There’s always a bigger picture

Earth from spaceIt’s a given in writing circles that there are only a small number of basic plots; the miracle of human storytelling is how many unique tales have been wrought from that basic ore.

Storytelling has become a lens in better understanding the organizations that we belong to and interact with. I think we’ve construed story too narrowly in organizations. Oddly enough, we’ve done so by ignoring the social dimensions of story.

Our first images of story conjure Homer declaiming to the audience gathered by the fire. But we quickly enlisted others to bring stories to fuller life and drama arrived. Through the usual concatenation of circumstance, fortuitous moments, and basic temperament I found my way into that world. A degree of shyness and curiosity about how things—as opposed to people—worked led to a shadow career behind the scenes.

I was fortunate that my early history involved producing original works within a tradition rich environment. What that meant was that you started without a script or even a title but opening night was fixed. Some of those involved had been through the experience the year before and the year before that. Others of us had no clue. All of us knew that the institution had been pulling off the equivalent trick since 1891. There are things you can accomplish before the script is finished. On the other hand, it’s hard to build a set before you’ve designed it and you can’t design it without an inkling of what the show will be about.

From the outside, this looks like chaos. Parts of it are. Traditions and history assure you that the curtain will go up on opening night. Tradition also assures that you will lose sleep along the way. I couldn’t see it at the time but I was learning how innovation and organization worked. More specifically, I was learning about innovation as collaborative story-making and about the interplay linking technology constraints and opportunities with artistic or strategic vision.

Viewed from the audience, performance is about actors, their lines, and their interactions. Sets, lights, and costumes may be visible, may attract some fleeting attention, yet fade into the background. The massive efforts going on behind the scenes to create the context within which the performance plays out only become apparent when something malfunctions.

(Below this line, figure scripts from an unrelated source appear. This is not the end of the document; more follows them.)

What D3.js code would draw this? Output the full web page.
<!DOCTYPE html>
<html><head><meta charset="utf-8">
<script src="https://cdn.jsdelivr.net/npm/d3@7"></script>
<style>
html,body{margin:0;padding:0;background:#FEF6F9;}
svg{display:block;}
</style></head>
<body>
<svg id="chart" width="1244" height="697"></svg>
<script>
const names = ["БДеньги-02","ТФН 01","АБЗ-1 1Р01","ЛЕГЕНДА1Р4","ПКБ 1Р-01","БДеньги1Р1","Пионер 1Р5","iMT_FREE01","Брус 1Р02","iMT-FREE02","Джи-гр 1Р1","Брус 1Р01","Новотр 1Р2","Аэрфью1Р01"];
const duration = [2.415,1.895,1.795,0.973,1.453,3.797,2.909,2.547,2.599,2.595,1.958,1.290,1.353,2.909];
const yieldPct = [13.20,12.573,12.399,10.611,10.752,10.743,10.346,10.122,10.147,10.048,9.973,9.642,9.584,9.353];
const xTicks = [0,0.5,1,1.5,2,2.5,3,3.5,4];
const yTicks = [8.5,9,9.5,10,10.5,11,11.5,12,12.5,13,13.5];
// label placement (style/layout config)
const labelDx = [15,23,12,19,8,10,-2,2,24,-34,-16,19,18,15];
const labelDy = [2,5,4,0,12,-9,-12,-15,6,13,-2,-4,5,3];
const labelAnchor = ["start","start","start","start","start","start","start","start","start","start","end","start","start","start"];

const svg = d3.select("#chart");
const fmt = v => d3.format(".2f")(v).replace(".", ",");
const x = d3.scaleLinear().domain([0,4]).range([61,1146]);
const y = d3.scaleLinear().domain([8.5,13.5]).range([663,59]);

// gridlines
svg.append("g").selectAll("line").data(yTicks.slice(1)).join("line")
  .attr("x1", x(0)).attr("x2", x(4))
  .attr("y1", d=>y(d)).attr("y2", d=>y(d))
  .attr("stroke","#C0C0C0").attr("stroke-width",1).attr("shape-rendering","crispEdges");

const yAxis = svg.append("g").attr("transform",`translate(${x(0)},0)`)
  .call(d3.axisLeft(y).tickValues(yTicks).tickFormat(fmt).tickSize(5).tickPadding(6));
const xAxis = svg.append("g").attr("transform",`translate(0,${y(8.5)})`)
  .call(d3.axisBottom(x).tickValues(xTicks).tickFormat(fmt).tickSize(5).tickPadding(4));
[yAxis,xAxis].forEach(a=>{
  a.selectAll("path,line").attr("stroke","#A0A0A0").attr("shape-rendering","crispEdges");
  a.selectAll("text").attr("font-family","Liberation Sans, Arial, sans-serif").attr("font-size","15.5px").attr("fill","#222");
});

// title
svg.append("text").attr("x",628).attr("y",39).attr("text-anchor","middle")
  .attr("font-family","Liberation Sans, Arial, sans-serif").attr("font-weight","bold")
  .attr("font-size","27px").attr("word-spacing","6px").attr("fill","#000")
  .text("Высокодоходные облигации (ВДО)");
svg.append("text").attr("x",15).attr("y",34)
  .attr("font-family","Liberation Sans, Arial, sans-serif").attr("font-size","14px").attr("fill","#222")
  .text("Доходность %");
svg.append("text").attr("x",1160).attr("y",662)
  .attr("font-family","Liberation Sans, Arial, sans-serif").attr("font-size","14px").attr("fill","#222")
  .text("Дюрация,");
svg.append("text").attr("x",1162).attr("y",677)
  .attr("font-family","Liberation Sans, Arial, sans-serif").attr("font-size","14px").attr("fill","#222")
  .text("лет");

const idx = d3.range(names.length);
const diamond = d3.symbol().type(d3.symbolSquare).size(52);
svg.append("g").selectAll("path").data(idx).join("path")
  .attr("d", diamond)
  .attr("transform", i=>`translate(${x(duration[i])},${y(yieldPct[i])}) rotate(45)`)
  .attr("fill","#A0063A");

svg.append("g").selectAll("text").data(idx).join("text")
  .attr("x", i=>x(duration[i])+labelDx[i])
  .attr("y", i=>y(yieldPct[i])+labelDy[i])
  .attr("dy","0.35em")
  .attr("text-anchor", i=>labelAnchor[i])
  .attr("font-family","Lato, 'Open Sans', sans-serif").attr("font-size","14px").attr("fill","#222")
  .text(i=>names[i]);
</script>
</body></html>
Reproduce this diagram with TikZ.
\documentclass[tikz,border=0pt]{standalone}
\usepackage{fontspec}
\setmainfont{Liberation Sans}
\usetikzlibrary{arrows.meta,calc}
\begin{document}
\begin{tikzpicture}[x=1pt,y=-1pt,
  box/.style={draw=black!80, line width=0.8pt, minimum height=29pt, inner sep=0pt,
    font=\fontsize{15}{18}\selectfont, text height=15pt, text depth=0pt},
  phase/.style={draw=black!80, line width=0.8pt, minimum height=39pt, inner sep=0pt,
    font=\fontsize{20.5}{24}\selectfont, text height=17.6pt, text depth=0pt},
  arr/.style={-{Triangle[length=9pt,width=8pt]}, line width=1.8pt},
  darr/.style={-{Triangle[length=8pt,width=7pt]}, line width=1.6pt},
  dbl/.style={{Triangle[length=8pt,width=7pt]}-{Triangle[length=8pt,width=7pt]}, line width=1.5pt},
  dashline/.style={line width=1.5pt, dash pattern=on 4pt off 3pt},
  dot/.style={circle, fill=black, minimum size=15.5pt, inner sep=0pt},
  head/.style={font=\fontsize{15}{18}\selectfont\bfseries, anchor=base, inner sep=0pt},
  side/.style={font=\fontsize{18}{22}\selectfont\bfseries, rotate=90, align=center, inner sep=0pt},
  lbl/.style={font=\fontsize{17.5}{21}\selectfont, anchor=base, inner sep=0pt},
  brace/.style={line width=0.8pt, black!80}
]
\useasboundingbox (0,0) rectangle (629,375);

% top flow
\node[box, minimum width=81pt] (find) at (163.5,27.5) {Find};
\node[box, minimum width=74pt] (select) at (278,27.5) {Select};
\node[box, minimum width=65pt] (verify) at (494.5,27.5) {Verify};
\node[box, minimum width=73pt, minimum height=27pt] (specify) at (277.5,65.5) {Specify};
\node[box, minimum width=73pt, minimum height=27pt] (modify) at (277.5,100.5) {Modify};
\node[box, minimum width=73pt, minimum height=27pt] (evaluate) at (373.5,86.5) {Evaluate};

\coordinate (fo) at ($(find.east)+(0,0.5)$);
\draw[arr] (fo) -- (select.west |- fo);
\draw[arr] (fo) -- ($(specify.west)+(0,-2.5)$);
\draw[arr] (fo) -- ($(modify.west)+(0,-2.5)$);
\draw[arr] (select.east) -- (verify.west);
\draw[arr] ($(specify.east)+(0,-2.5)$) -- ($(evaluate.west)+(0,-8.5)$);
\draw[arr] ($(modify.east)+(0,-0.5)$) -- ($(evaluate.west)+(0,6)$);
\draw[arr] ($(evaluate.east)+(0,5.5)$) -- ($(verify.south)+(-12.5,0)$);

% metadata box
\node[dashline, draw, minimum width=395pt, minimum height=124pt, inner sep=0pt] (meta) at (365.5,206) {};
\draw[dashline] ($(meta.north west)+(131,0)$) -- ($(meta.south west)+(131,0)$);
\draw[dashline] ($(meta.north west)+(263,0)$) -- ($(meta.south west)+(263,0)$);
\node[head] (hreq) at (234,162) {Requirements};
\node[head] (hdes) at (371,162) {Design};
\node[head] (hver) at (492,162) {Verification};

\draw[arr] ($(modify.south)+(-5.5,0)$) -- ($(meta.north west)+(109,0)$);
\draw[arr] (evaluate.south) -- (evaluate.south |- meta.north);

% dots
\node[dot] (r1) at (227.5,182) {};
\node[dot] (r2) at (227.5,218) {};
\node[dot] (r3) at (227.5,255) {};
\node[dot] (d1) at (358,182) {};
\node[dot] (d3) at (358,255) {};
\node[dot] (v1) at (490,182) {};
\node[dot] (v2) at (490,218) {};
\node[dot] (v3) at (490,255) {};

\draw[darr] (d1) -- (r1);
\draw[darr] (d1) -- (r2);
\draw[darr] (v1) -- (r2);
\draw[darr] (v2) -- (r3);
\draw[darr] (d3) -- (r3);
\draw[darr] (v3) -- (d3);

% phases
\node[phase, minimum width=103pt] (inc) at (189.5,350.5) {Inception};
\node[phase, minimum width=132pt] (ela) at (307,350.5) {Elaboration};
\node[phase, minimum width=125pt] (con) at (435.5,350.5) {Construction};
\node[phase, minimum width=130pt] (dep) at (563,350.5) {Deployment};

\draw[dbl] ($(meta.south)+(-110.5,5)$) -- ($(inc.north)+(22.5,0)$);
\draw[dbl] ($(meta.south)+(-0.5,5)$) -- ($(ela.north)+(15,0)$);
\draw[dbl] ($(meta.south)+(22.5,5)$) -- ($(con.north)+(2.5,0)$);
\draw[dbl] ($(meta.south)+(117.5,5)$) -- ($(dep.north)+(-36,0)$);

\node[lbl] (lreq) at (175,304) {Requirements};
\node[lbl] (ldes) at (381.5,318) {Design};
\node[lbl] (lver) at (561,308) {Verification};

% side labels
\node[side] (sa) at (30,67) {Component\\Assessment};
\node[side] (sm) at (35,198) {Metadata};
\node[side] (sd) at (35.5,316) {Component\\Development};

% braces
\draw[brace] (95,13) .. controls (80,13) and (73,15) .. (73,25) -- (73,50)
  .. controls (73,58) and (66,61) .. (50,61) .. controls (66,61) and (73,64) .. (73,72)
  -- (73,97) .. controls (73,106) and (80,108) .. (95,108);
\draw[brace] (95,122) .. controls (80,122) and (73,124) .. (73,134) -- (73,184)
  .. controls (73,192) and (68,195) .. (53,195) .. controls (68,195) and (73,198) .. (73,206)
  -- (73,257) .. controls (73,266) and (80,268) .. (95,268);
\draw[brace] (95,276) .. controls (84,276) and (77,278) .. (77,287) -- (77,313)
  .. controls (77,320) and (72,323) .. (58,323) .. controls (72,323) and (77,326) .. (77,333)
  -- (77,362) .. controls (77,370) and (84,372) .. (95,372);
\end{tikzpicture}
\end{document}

This creative fulcrum, where content and context are brought together, is the most interesting place to stand. Those who can learn to look in both directions—to play with both content and context—have more degrees of innovation freedom than those who limit their gaze. Learning to look both ways, however, is a very hard thing to do.

What makes it hard is that the tribes who come together to create a shared creative outcome come from very different traditions and mindsets. Pursuing excellence within any one aspect of production means settling for mediocrity in others. Working across tribes demands an ability to speak multiple languages with competence at the expense of eloquence in a single tongue.

The particular conversational bridge that draws my attention today is the contribution that changing technology can offer. Technology is a powerful creative lever . It makes things possible that weren’t before. In a stage production, for example, an automated lighting system can slowly change the look of the set over the course of many minutes, simulating the transition from dawn to full daylight. That is an artistic effect that wasn’t possible when the change depended on human operators.

But that creative effect might never be contemplated unless the artists staging and directing the performance learn about and understand what the technology has made possible. And that requires an effective conversation between artist and technologist.

It requires translators but also requires something more difficult. This level of creative collaboration demands a shared respect for all who contribute. Healthy, tradition rich institutions are better prepared to cope with new innovation opportunities than weaker organizations. Resistance to change is a marker of organizational weakness; infatuation with new technology for new technology’s sake is a marker of low trust in institutional tradition.

Managing the conversation across the performance and technology tribes depends on helping the participants see the larger picture that all are seeking to bring into existence.